後來慢慢體會一些,他其實讓我在筆畫跟筆畫之間非常熟練轉動的變化,現在想起來不是筆畫好看不好看、像不像,而是筆畫轉動的韻律。我不能講太多,因為講太多就玄了。到現在為止,時不時我還會拿出那個帖子,歐陽詢的《皇甫誕碑》,那個帖不是太有名,但是一般寫歐體的人都知道。其中有幾個字反反覆複寫,事實上是相當枯燥的,而體會的東西,我到現在都還不能完整的把它變成一篇論文或者是一篇散文說明白,可是我知道它牽扯到的是前一筆、後一筆的各種複雜的聯動關係,而且跟我們如何轉動手中的筆是有關的。謝謝。

張大春新書《見字如來》首發,把生命經驗和解字過程相融合

Q:我給我台灣的朋友說我去見您,他說原來你去見「大頭春」啊?原來台灣會叫張大春老師大頭春,您一定是非常有趣的人。我的問題是,您認為什麼是趣味,什麼趣味支撐您在生活和學問里走到今天?

張大春:「大頭春」是我的一本書的標題以及假託的作者,也就是說我用「大頭春」三個字寫了一套書,第一本叫《少年大頭春的生活周記》,第二本叫《我妹妹》,第三本叫《野孩子》。它們不完全是有趣的東西,《少年大頭春的生活周記》是我模仿孩子寫周記,學校固定有交周記的形式,模仿那個形式,沒想到寫了一本我這一生唯一的,我相信絕對不可能再複製的暢銷書,當年在台灣賣二十幾萬本,以台灣的市場容量來說相當好。我的編輯希望我再寫第二本,甚至再寫第三本,我只好在第三本的時候處決了我的男主角。即使如此,大家還是會對「大頭春」三個字帶來一種歡笑感。

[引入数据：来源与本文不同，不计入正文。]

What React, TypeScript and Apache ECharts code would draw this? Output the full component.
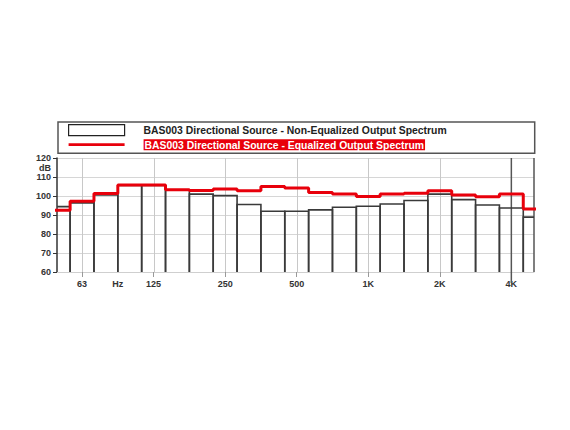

不過講到所謂的趣味,中國士大夫階級,讀點書,也許做了點官,或者有一些感慨,而且有行文的能力,常常都不免在他們人生的後半段寫一些風花雪月的文章,大概也不期待自己的文字可以傳世。多半在這種文字裡面就會講究生活或者生命中的某些屬於雅的趣味,而且多半是來自於文。有的時候是欣賞詩詞,有的時候是寫一些開玩笑的文章,但是這個文章又似乎附載著許多大的生命中的情調、情懷,甚至還包括對於天下的理念。總之,中國這個「趣」字,在士大夫階層不斷膨脹,而且顯現出個人懷抱之外還要加上一些在這個階層裡面大家最重視的,也就是文字的獨特性,趣味的「趣」常常代表獨特性。

我沒那麼偉大,我也沒做過官,也沒有一點資格成為所謂士大夫階級。不過對我而言,每天在生活裡面能夠有那麼一點點跟前一天或者之前的很多天有一些不一樣的發現,我認為大概就是所謂的趣了。不是有一句話說「日知其所無,月無忘其所能。」我常常想「日知其所無」如果能夠「日曆其所無」,這恐怕是我人生之中,至少到目前階段認為最難得而且最幸福的趣味。謝謝。